Perhaps this explains why The Name of the Doctor feels like it fails to deliver, almost as if Moffat’s grand plan is something he’s making up as he goes along. Certainly, the situation on Trenzalore which is shown on-screen does not appear to match the one described by Dorian a series earlier (again, from memory: ‘…no creature may speak falsely or fail to answer…’, which certainly doesn’t seem to be the case!), although if the universe is going to collapse as a result of the Intelligence corrupting the Doctor’s timeline this would definitely count as ‘silence falling’.

One thing The Name of the Doctor does do, by the way, is flatly and directly contradict the ‘his name is Doctor Who’ position. The episode makes two things clear: the Doctor’s tomb will only open if his name is uttered, and it’s River who eventually does so, off-screen (so it doesn’t matter who says it). Crucially, when the Great Intelligence goes into its ‘Doctor who? Doctor who? Doctor who?’ routine, the tomb stays shut: so ‘Doctor Who’ can’t be the name on the dotted line. River makes it clear that she says the real name, and only because no-one else was going to.

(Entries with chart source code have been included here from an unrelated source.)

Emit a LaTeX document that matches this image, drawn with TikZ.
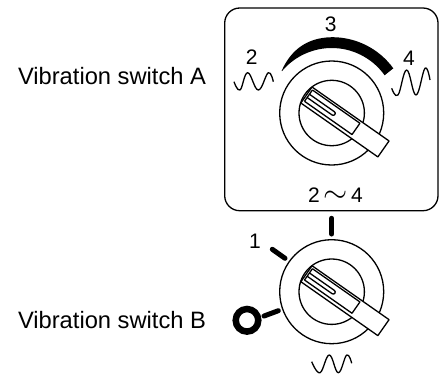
\documentclass[tikz,border=0pt]{standalone}
\usepackage{fontspec}
\setmainfont{Liberation Sans}
\usepackage{tikz}
\usetikzlibrary{positioning, calc}

\tikzset{
    thinline/.style={line width=1.3pt, line join=round},
    wave/.style={line width=1.3pt, line join=round, smooth, tension=0.7},
    tick/.style={line width=5pt, line cap=round},
    biglabel/.style={font=\fontsize{23.7}{26}\selectfont, inner sep=0pt},
    numlabel/.style={font=\fontsize{21}{24}\selectfont, inner sep=0pt},
    knob/.pic={
        \draw[thinline, fill=white] (0,0) circle (52);
        \draw[thinline] (0,0) circle (32.7);
        \begin{scope}[rotate=-35]
            \draw[thinline, fill=white] (-31,-10) -- (63,-10) -- (63,9.5) -- (-31,9.5) -- cycle;
            \draw[thinline] (-29,-7.8) -- (29,-7.8) -- (29,6) -- (-29,6);
            \draw[thinline] (-29,-7.8) -- (-29,6);
            \draw[thinline] (-29,-2.6) -- (1.5,-2.6) arc[start angle=-90, end angle=90, radius=2] -- (-29,1.4);
        \end{scope}
    }
}

\begin{document}
\begin{tikzpicture}[x=1pt, y=-1pt]
    \useasboundingbox (0,0) rectangle (441,376);

    % upper panel
    \draw[thinline, rounded corners=15pt] (224.7,8) rectangle (438,210.7);

    % left labels
    \node[biglabel] (switchA) at (112,75.7) {Vibration switch A};
    \node[biglabel] (switchB) at (112,320) {Vibration switch B};

    % the two dials
    \pic (dialA) at (331.7,113) {knob};
    \pic (dialB) at (331.7,291.7) {knob};

    % upper dial: numbers, crescent, waves
    \node[numlabel] (three) at (330.7,24.3) {3};
    \node[numlabel] (two) at (251.7,57) {2};
    \node[numlabel] (four) at (409,58) {4};
    \node[numlabel] (range) at (335.5,195) {2\hspace{3.5pt}\scalebox{1.5}{$\sim$}\hspace{3.5pt}4};

    \fill (331.7,113) ++(-140:65) arc[start angle=-140, end angle=-35.5, radius=65]
        -- (393.3,68.3) arc[start angle=-36, end angle=-90, radius=75.5]
        .. controls (305,37.5) and (290,52) .. (281.7,70.7) -- cycle;

    \draw[wave] plot coordinates {(234,81.7) (240,90) (247.7,72.7) (258.3,90) (268.3,72.7) (273.3,81.7)};
    \draw[wave] plot coordinates {(391.7,88.3) (398,95) (406.7,70) (416,95) (425,68.3) (430,80)};

    % lower dial: ticks, number, ring, wave
    \node[numlabel] (one) at (255,241.7) {1};
    \coordinate (tickTopA) at (331.7,218.3);
    \coordinate (tickTopB) at (331.7,234);
    \coordinate (tickOneA) at (272.3,249.3);
    \coordinate (tickOneB) at (285,258.3);
    \coordinate (tickOffA) at (264,316);
    \coordinate (tickOffB) at (278.3,310.7);
    \draw[tick] (tickTopA) -- (tickTopB);
    \draw[tick] (tickOneA) -- (tickOneB);
    \draw[tick] (tickOffA) -- (tickOffB);
    \draw[line width=6.5pt] (247,320.3) circle (11.3);

    \draw[wave] plot coordinates {(311.7,361.7) (320,372.7) (329.3,355) (338.3,372.7) (346.7,355) (351.7,363.3)};
\end{tikzpicture}
\end{document}
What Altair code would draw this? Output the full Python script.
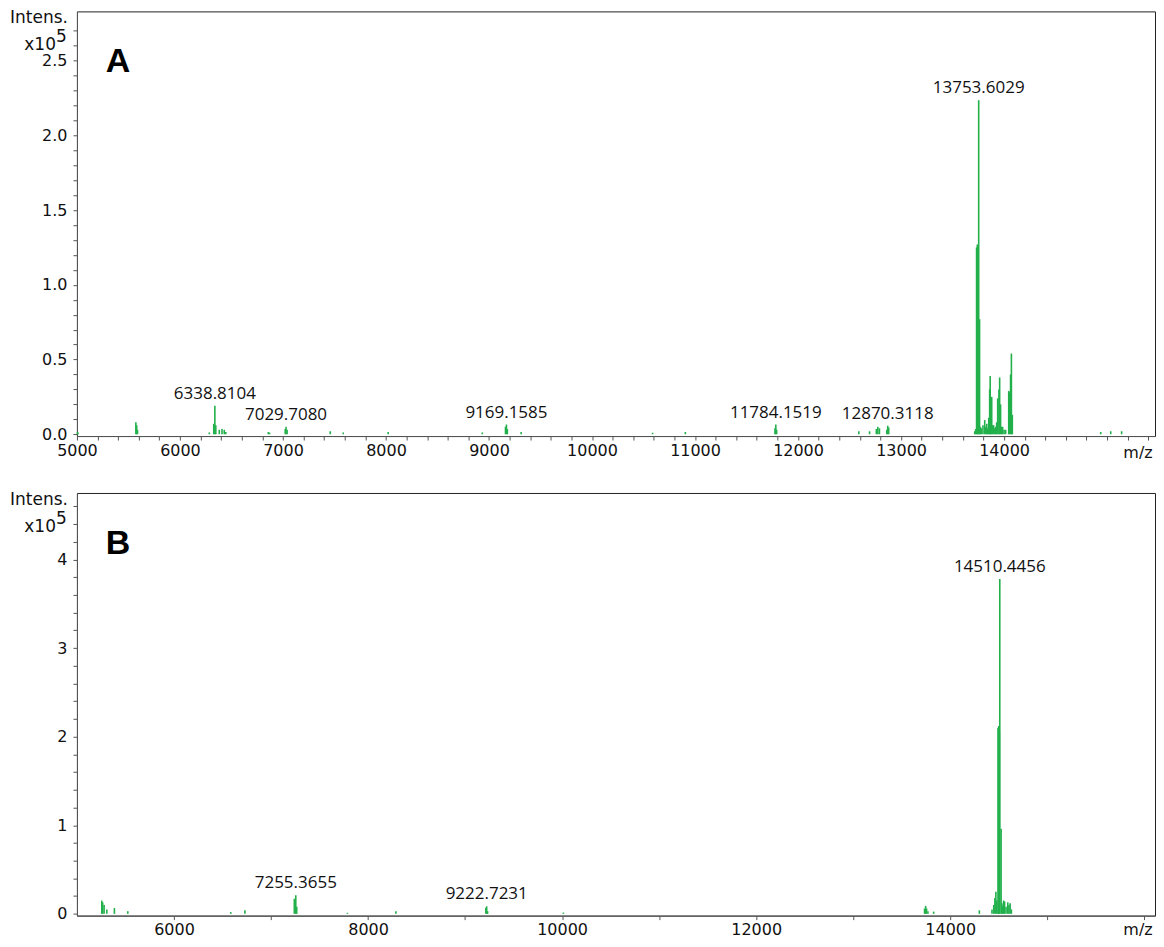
import altair as alt
import pandas as pd

GREEN = "#22B04B"
TXT = "#111111"

# ---------------- Panel A data (m/z, intensity x10^5) ----------------
mz_a = [5005, 5010, 5572, 5580, 5588, 6285, 6328, 6338.8, 6348, 6382, 6408, 6430, 6445,
        6858, 6870, 7022, 7029.7, 7040, 7459, 7585, 8021, 8935, 9160, 9169.2, 9178, 9312,
        10588, 10906, 11776, 11784.2, 11792, 12590, 12694, 12760, 12774, 12790, 12862,
        12870.3, 12880, 13715, 13724, 13733, 13740, 13746, 13753.6, 13762, 13770, 13780,
        13795, 13812, 13822, 13832, 13842, 13851, 13860, 13865, 13872, 13880, 13890,
        13899, 13910, 13920, 13928, 13938, 13950, 13957, 13966, 13976, 13986, 14000,
        14015, 14045, 14052, 14063, 14071, 14080, 14938, 15035, 15141]
int_a = [0.015, 0.01, 0.08, 0.06, 0.03, 0.012, 0.07, 0.19, 0.06, 0.03, 0.035, 0.03, 0.015,
         0.015, 0.01, 0.035, 0.05, 0.03, 0.02, 0.012, 0.015, 0.012, 0.05, 0.065, 0.035, 0.015,
         0.01, 0.015, 0.04, 0.065, 0.03, 0.02, 0.02, 0.035, 0.05, 0.04, 0.03,
         0.057, 0.045, 0.02, 0.035, 1.25, 1.27, 1.22, 2.235, 0.77, 0.05, 0.04,
         0.06, 0.095, 0.05, 0.07, 0.04, 0.11, 0.3, 0.39, 0.1, 0.25, 0.06,
         0.06, 0.04, 0.05, 0.08, 0.24, 0.3, 0.38, 0.2, 0.05, 0.05, 0.03,
         0.03, 0.29, 0.28, 0.4, 0.54, 0.13, 0.015, 0.02, 0.02]
lab_a_text = ["6338.8104", "7029.7080", "9169.1585", "11784.1519", "12870.3118", "13753.6029"]
lab_a_mz = [6338.8, 7029.7, 9169.2, 11784.2, 12870.3, 13753.6]
lab_a_int = [0.19, 0.05, 0.065, 0.065, 0.057, 2.235]

# ---------------- Panel B data ----------------
mz_b = [5256, 5265, 5280, 5308, 5386, 5524, 6585, 6731, 7240, 7255.4, 7265, 7787, 8287,
        9214, 9222.7, 9232, 10013, 13735, 13746, 13756, 13770, 13829, 14300, 14430, 14448,
        14460, 14470, 14480, 14492, 14500, 14506, 14510.4, 14524, 14532, 14541, 14550,
        14560, 14575, 14593, 14605, 14617, 14630]
int_b = [0.15, 0.13, 0.1, 0.05, 0.065, 0.03, 0.02, 0.04, 0.17, 0.21, 0.08, 0.012, 0.03,
         0.07, 0.085, 0.03, 0.015, 0.06, 0.09, 0.06, 0.03, 0.025, 0.04, 0.05, 0.1,
         0.18, 0.25, 0.15, 2.1, 2.12, 2.05, 3.78, 0.96, 0.12, 0.09, 0.15,
         0.14, 0.08, 0.13, 0.1, 0.12, 0.05]
lab_b_text = ["7255.3655", "9222.7231", "14510.4456"]
lab_b_mz = [7255.4, 9222.7, 14510.4]
lab_b_int = [0.21, 0.085, 3.78]

# ---------------- axes ----------------
xticks_a = list(range(5000, 15401, 200))
xlabels_a = [5000, 6000, 7000, 8000, 9000, 10000, 11000, 12000, 13000, 14000]
yticks_a = [round(i * 0.1, 1) for i in range(0, 28)]
ylabels_a = [0.0, 0.5, 1.0, 1.5, 2.0, 2.5]

xticks_b = list(range(6000, 16001, 1000))
xlabels_b = [6000, 8000, 10000, 12000, 14000]
yticks_b = [round(i * 0.2, 1) for i in range(0, 24)]
ylabels_b = [0, 1, 2, 3, 4]

W = 1079
H_A = 425
H_B = 423


def lab_expr(vals, fmt):
    arr = "[" + ",".join(str(v) for v in vals) + "]"
    return f"indexof({arr}, datum.value) >= 0 ? format(datum.value, '{fmt}') : ''"


def panel(mz, inten, ltext, lmz, lint, xdom, ydom, xt, xl, yt, yl, yfmt, letter, h,
          xpad, mz_dy):
    df = pd.DataFrame({"mz": mz, "intensity": inten})
    ldf = pd.DataFrame({"mz": lmz, "intensity": lint, "label": ltext})
    one = pd.DataFrame({"k": [0]})

    x = alt.X("mz:Q", title=None,
              scale=alt.Scale(domain=xdom, nice=False, zero=False),
              axis=alt.Axis(values=xt, labelExpr=lab_expr(xl, "d"), grid=False,
                            labelOverlap=False, labelFlush=False, tickSize=4,
                            labelPadding=xpad, labelFont="DejaVu Sans", labelFontSize=16,
                            labelColor=TXT, domainColor="#555555", tickColor="#555555"))
    y = alt.Y("intensity:Q", title=None,
              scale=alt.Scale(domain=ydom, nice=False, zero=False),
              axis=alt.Axis(values=yt, labelExpr=lab_expr(yl, yfmt), grid=False,
                            labelOverlap=False, labelFlush=False, tickSize=4,
                            labelPadding=6, labelFont="DejaVu Sans", labelFontSize=16,
                            labelColor=TXT, domainColor="#555555", tickColor="#555555"))

    rules = alt.Chart(df).mark_rule(color=GREEN, strokeWidth=1.6).encode(
        x=x, y=y, y2=alt.datum(0))
    labels = alt.Chart(ldf).mark_text(
        baseline="bottom", dy=-3, font="Open Sans", fontSize=17, color=TXT
    ).encode(x=x, y=y, text="label:N")

    base = alt.Chart(one)
    intens = base.mark_text(align="right", baseline="middle", font="DejaVu Sans",
                            fontSize=17, color=TXT).encode(
        x=alt.value(-9), y=alt.value(7), text=alt.value("Intens."))
    x10 = base.mark_text(align="right", baseline="alphabetic", font="DejaVu Sans",
                         fontSize=17, color=TXT).encode(
        x=alt.value(-21), y=alt.value(39), text=alt.value("x10"))
    sup = base.mark_text(align="left", baseline="alphabetic", font="DejaVu Sans",
                         fontSize=17, color=TXT).encode(
        x=alt.value(-21), y=alt.value(31), text=alt.value("5"))
    mzlab = base.mark_text(align="center", baseline="middle", font="DejaVu Sans",
                           fontSize=16, color=TXT).encode(
        x=alt.value(1062), y=alt.value(h + mz_dy), text=alt.value("m/z"))
    letter_t = base.mark_text(align="center", baseline="middle", font="Liberation Sans",
                              fontSize=34, fontWeight="bold", color="#000000").encode(
        x=alt.value(41), y=alt.value(51), text=alt.value(letter))

    return alt.layer(rules, labels, intens, x10, sup, mzlab, letter_t).properties(
        width=W, height=h)


pa = panel(mz_a, int_a, lab_a_text, lab_a_mz, lab_a_int, [5000, 15465], [-0.012, 2.83],
           xticks_a, xlabels_a, yticks_a, ylabels_a, ".1f", "A", H_A, 2, 17)
pb = panel(mz_b, int_b, lab_b_text, lab_b_mz, lab_b_int, [5000, 16110], [-0.02, 4.75],
           xticks_b, xlabels_b, yticks_b, ylabels_b, "d", "B", H_B, 2, 14)

chart = alt.vconcat(pa, pb, spacing=28).properties(
    padding={"left": 1, "top": 0, "right": 0, "bottom": 0},
    background="white"
).configure_view(
    stroke="#222222", strokeWidth=1
)

chart.save("out.html", embed_options={"renderer": "svg", "actions": False})
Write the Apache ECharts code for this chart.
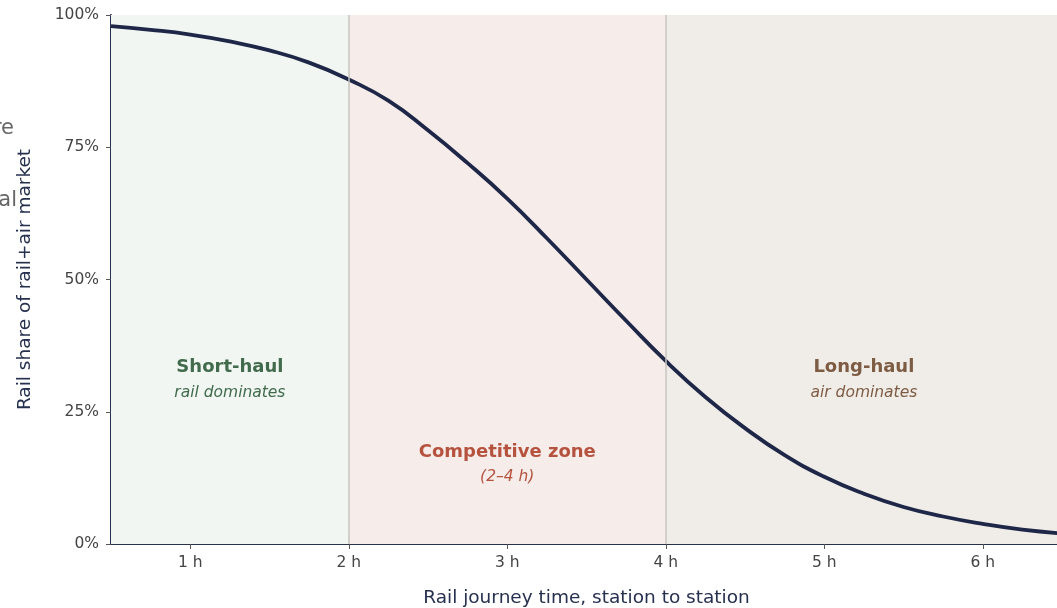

So maybe The Name of the Doctor did tell us something new after all. It’s a small thing, but at least that’s one possibility eliminated. Whether the whole mystery-of-the-name issue is now resolved (or as close to resolved as a Steven Moffat script gets), basically being just a lead-in to the mystery of John Hurt’s missing incarnation, remains to be seen. I rather suspect it is, because there’s a limit to the number of interesting stories you can tell about a mystery you can never, ever resolve.